Enterprise UX · Research & Strategy
How deep stakeholder, expert, and customer research at RSA Archer produced five behavioural personas and a "Today vs. Tomorrow" vision that aligned the business on what to build — and why.
RSA Archer's GRC platform was powerful but hard to use. Before redesigning anything, our design team ran a structured discovery — 23 in-depth interviews across program owners, second-line-of-defence, and administrators at 15+ global enterprises, plus internal stakeholder and subject-matter-expert research — to find the "sweet spot" where business goals, program-owner goals, and user goals overlap. We synthesised the findings into five behavioural personas and Today / Tomorrow journey scenarios that gave the whole organisation a shared, evidence-based picture of what to build.
RSA Archer is a market-leading platform for governance, risk & compliance. The product was powerful, but complex and unintuitive — and a redesign was on the table. As a Senior Designer on a six-person design team, my role was to help ground that redesign in genuine understanding of the people who use it, rather than assumptions about them.
The risk was obvious: redesign the interface without first understanding the domain, and you simply rearrange the same confusion. So we started with research.
A redesign this size only succeeds where three sets of goals overlap. Our job in discovery was to map each one and find where they meet.
What does RSA Archer need this redesign to achieve — for retention, growth, and the market?

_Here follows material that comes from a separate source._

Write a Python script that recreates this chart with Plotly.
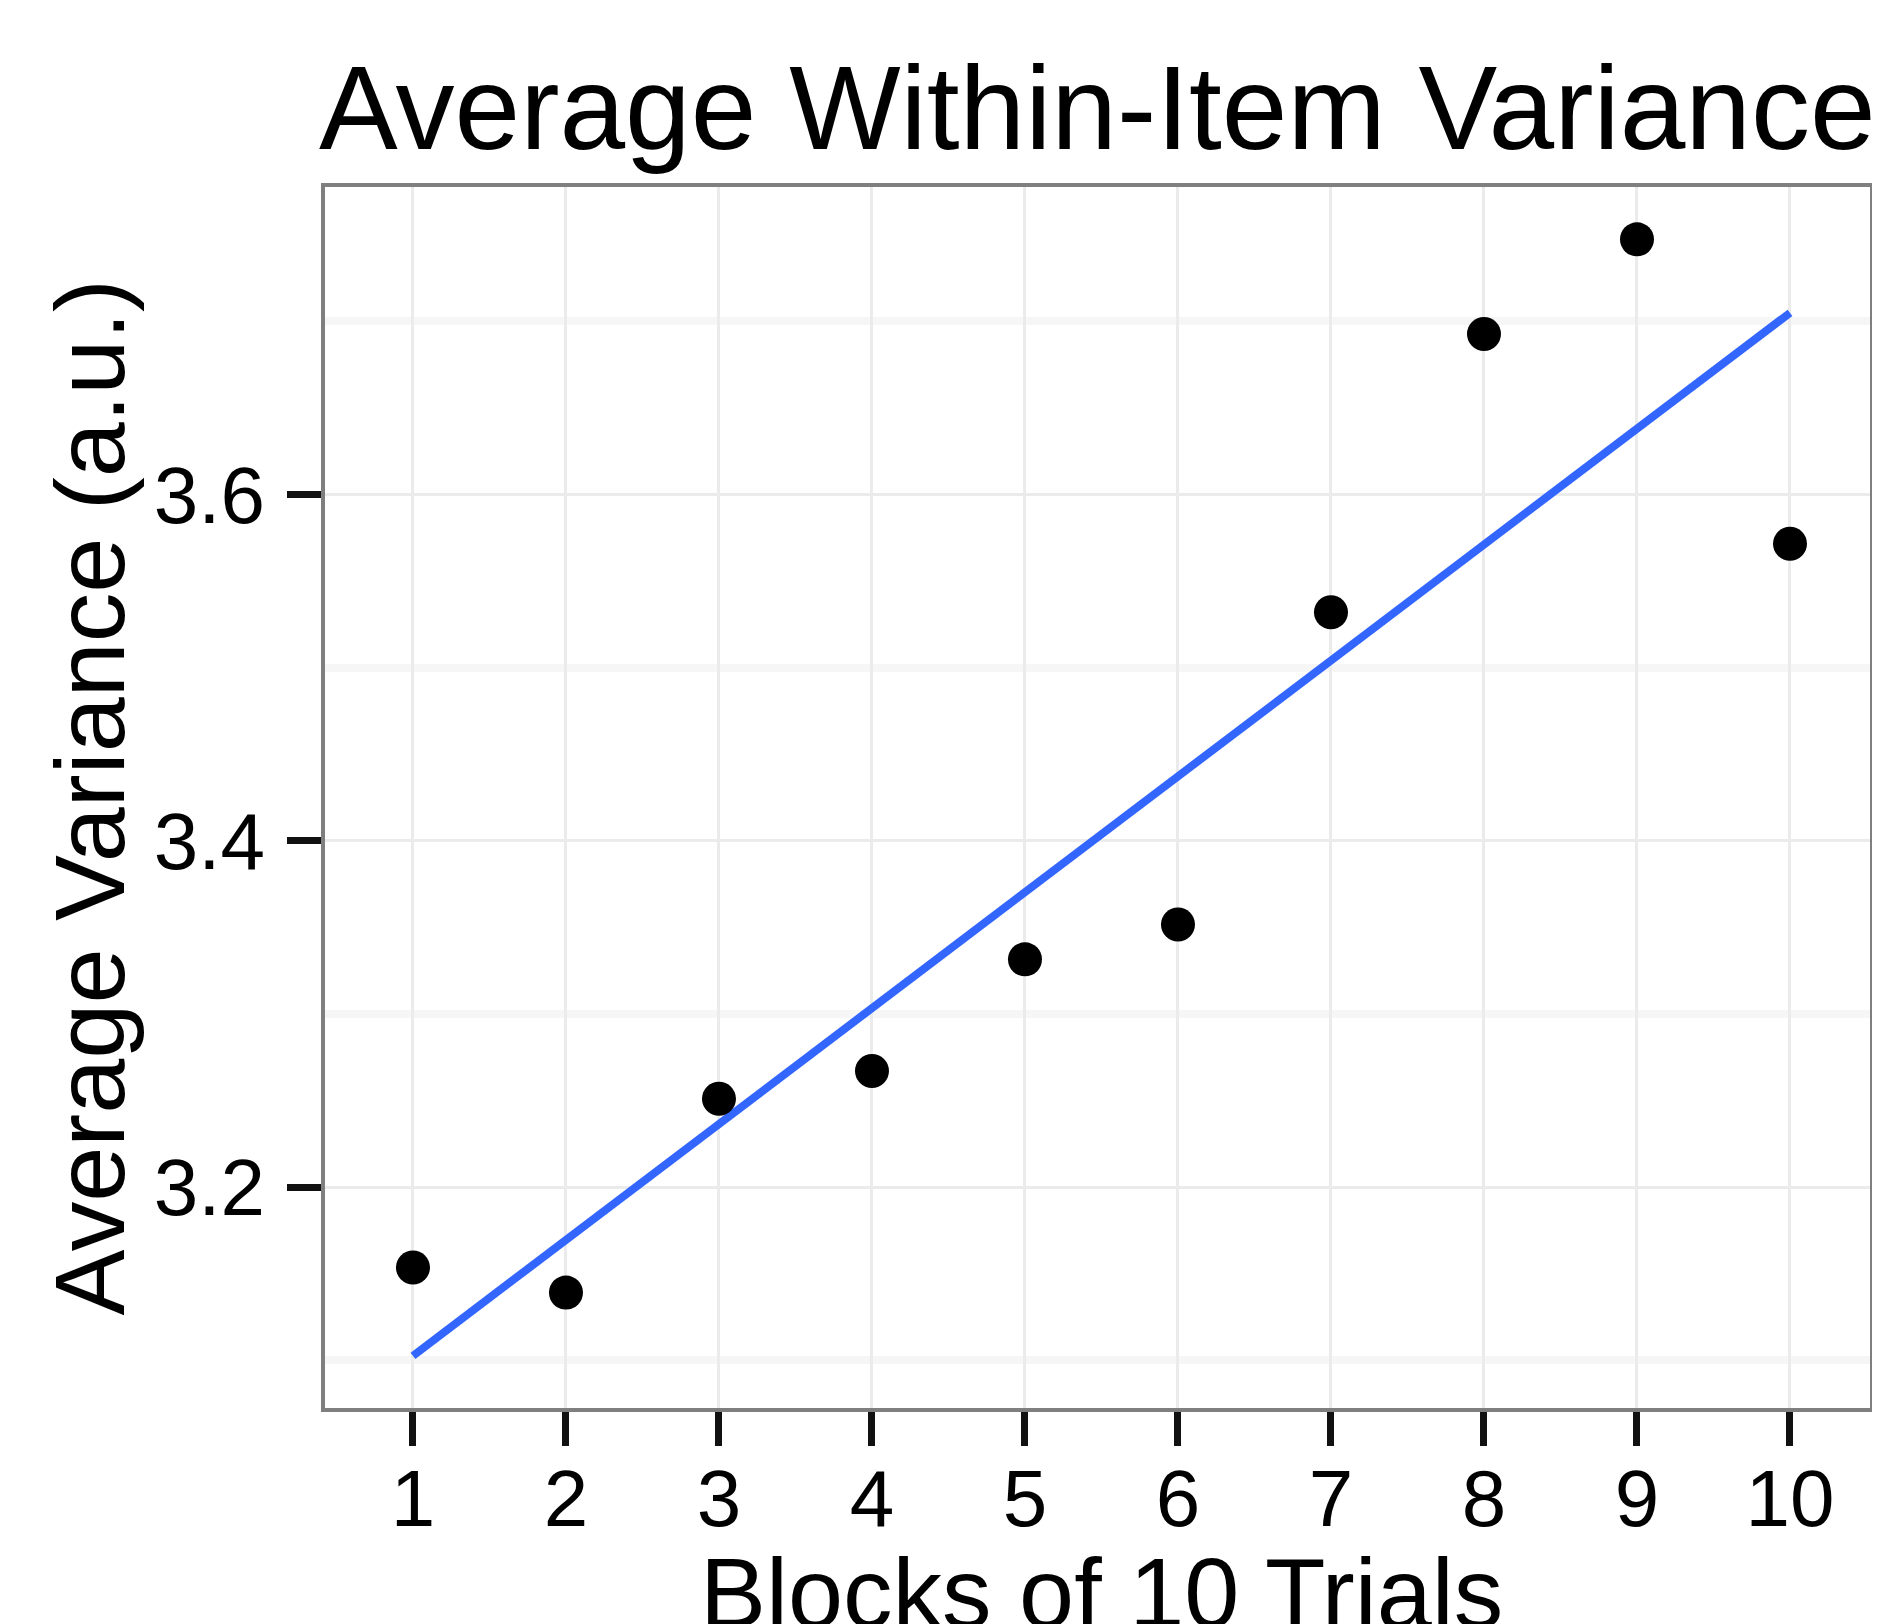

What do the people who own risk programs need to prove value and scale?
What do the people doing the day-to-day work need to get it done without friction?
We attacked the problem from three angles at once. Stakeholder research mapped the business goals, scope, timelines, opportunities and constraints — and surfaced where leadership agreed and where we needed to force clarity. SME research tapped the people inside RSA Archer who had lived this journey before, across product, engineering, support, education, professional services and sales engineering. Customer research went straight to the source: users' typical days, key processes, barriers, and desires.
The research produced dozens of verbatim pain points. Clustering them revealed a clear arc — users needed visibility into their data, insight from it, and the ability to take action:
"We have the data, but can't find it."
"Getting data in and out is very difficult."
"I want to see the holistic view of risk."
"We need to make connections to understand the data."
"It's difficult to see trends."
"We don't know what the data means to be able to act."
"We need to know what to do to reduce risk — and act quickly."
"We want to be proactive vs. reactive."
"I want to show we made a positive impact."
Across the 23 interviews, we plotted every participant on behavioural spectrums — tactical ↔ strategic, reactive ↔ proactive, completes work ↔ oversees work, low ↔ high domain expertise, self-reliant ↔ reliant on others. Clusters emerged. Crucially, we grouped people by consistent goals and behaviours, not by job title or role — which is what made the resulting personas durable.
The clusters became five provisional personas — named, evidence-based archetypes the whole team could design against.
"I want to drive change proactively through a holistic, data-driven, modern approach."
Proactive, strategic, high influence. Connects the dots to make data-driven decisions and inspires the enterprise to own risk at every level.
"I want to focus on building the risk-management program by proving value."
Builds the program in a lower-maturity org. Needs evidence for regulators and stakeholders, and scalable processes that remove barriers to growth.
"My job is to remove barriers to using the platform and make it easy to use."
The technologist who builds, maintains and evolves the platform — consulting business areas as the program onboards more groups.
"I keep business users, process, and tools working together within a specific risk area."
Owns a specific risk area across the enterprise. Surfaces relevant information up the chain and enforces process to ensure timely compliance.
"I just need to get my tasks done. The system shouldn't slow me down — it should make it faster."
Reactive, focused, low oversight. Enters data accurately and on time — and will use workarounds the moment the tool gets in the way.
We designed for the primary persona and accommodated the secondary — choosing between them on three axes: which covers the most functionality, who the business needs to attract or retain, and who represents the masses.
To make the personas tangible, we wrote day-in-the-life scenarios for primary personas — a store manager and a compliance analyst — contrasting their friction-filled present with the experience we were aiming for. This gave the whole organisation a shared, concrete picture of the future state.
Stores struggle to use Archer, so Ruby manually re-enters data in whatever format she receives it. She feels like "a data-entry clerk with really bad tools" — doing necessary work that doesn't feel meaningful.
Her dashboard prioritises her day and shows a holistic, trending view of risk. The system connects the dots — flagging a correlation between rainfall and slip-and-fall incidents — and she adds an automated control before lunch.
The findings distilled into six design principles for the next generation of the platform:
Group people by goals, not roles. Job titles fragment; goals cluster. Building personas around consistent goals and behaviours is what made them stable enough to design against for years.
Research is an alignment tool, not just an input. The real output of discovery wasn't a document — it was a leadership team that finally agreed on the same problems and the same future state.
A "Today vs. Tomorrow" story moves an organisation. Personas tell you who; scenarios show everyone where you're going. Pairing them turned abstract research into a vision people could build toward.